The next best performance – underrated, maybe – is that of Jaideep Ahlawat. Jaideep had wowed me with his performance in the original “Commando”. There, he was over the top and here he is the epitome of a spy handler – invisible in plain sight, unassuming and take drastic steps when needed. Vicky Kaushal doesn’t have much to do, but whatever he does, he does it like a professional.
But even with all this, “Raazi” has chinks in its armour. The biggest culprit here is the screenplay, and because Sehmat forms the biggest part of the screenplay, it’s her character that suffers. Her introductory scene has her walking barefoot on her college grounds, getting hurt while trying to save a squirrel. In a span of 40 minutes, she commits a murder. There’s actually a scene where she says that she faints at the sight of blood and an injection. In around an hour, she knowingly assassinates a man by injecting him with poison. You don’t turn into that after someone throws a salt-shaker at you a couple of times – as that is what happens in “Raazi”.

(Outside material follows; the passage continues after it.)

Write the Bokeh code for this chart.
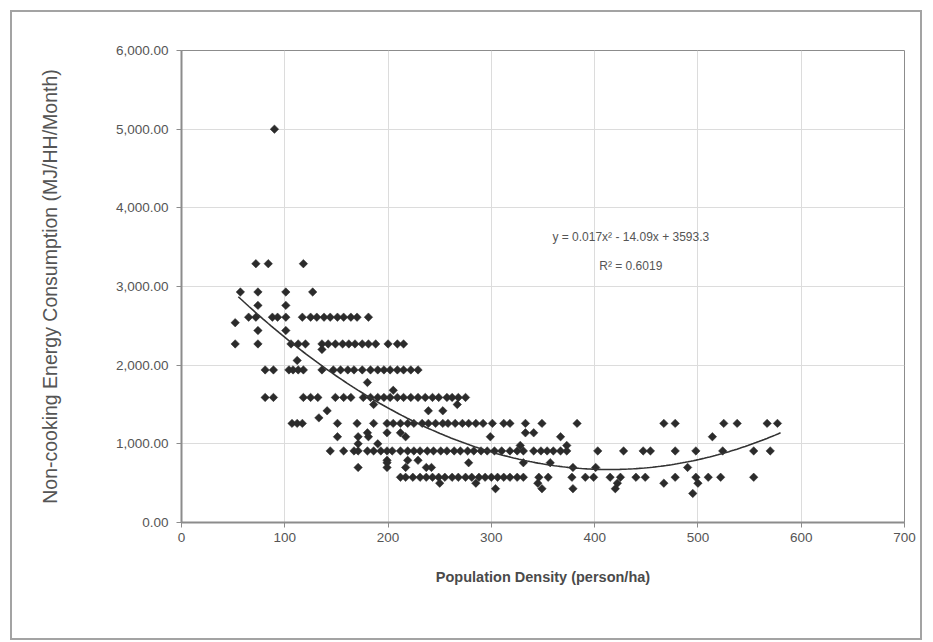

The problem here could be that the screenplay writer was just too impatient to bring the killer Alia into the picture. Otherwise, how plausible is it for an intelligence force to deploy a young woman as a spy in another country – that too in an army officer’s house. Even the newest political thriller fan will agree that “Raazi” is against the very template of a ‘new spy’ story. Our Sehmat is ‘born with it’, and then the powers-to-be don’t even send her on a practice mission on ‘apni zameen‘. Because it would be safer to send her into a desert without a Bisleri bottle, isn’t it?
So, as a film buff, I have to wonder how much, if any, footage was left at the editing table. After all, even the title song is used only once. When was the last time someone used an Arijit Singh song only once in the entire film?
Barring a questionable screenplay, “Raazi” is good viewing for this weekend – and anytime the audience decides to.